Once the reserve of marques such as Ferrari, our S60 featured speed sensitive steering – a £225 option and worth every penny in my opinion. These systems were clumsy and unrefined when they were first introduced but Volvo seem to have honed it to perfection now. It really makes driving a doddle around town and yet barely interferes at higher speeds when an over-sensitive steering wheel can make a car feel jittery.
Another option that’s definitely worth a tick is the £375 ‘Winter and active bending headlights’. Everything seems to be described as ‘adaptive’ or ‘intelligent’ these days but I can’t stress enough just how clever these headlights are – they seem to have aspirations of not only joining Mensa, but setting the test to get in. Put them into auto mode and when full-beam’s required, the various light sources are constantly scanning the environment, looking not only for oncoming cars but the tail lights of cars up ahead. It then reacts instantly, focussing its attention to achieve maximum illumination without blinding anyone else on the road. The way it creates a ‘box of darkness’ which a leading car fits exactly into is absolutely mesmerising, especially as it adjusts instantly when the direction and elevation of the road changes.
One aspect of the S60 that will be appeal to many, especially anyone who spends a substantial amount of time cruising the motorway network is how planted it feels at speed. This is where the quality of the Volvo will stand out over some possibly inferior opposition. I drove in what can only be described as a tropical storm on the M60, with standing water, side-winds and other unwelcome elements that makes any driver long for the comfort of their beds and the Volvo handled it with aplomb. It felt reassured and unshakeable when the going got rough, with none of the unnerving reactions to large gusts that are so unwelcome in higher-sided vehicles such as, say, SUVs?

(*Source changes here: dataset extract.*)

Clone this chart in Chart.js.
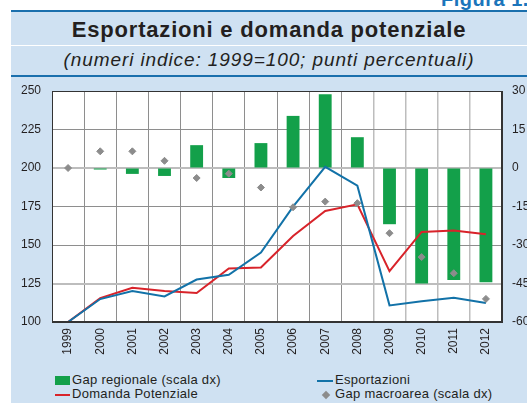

Whether the four-door saloon remains relevant going forward, only time will tell. One thing’s for sure though, the price of fuel and tyres isn’t going to halve in the near future which is when a relatively sensible car like the S60 looks far more appealing than a 4×4. Volvo have gone to great lengths to make the S60 as appealing as possible, be it from the outside, the inside or on the move. Yes, it’s a little more costly than the opposition and the gearbox situation is less than perfect but one can ultimately see where the money goes. And at the end of the day, what price comfort, and more importantly – safety?
By Ben Harrington
Specifications; Volvo S60 D3 SE Nav, Engine – 2.0l Diesel, Transmission – 6 spd manual, Layout – Front engine, FWD, Power – 136BHP, Torque – 350Nm, Emissions – 114g/km CO2, Economy – 65.7 mpg combined, Maximum Speed – 127mph, Acceleration – 9.6s 0-60mph, Price – £28,145 OTR, £33,170 as tested.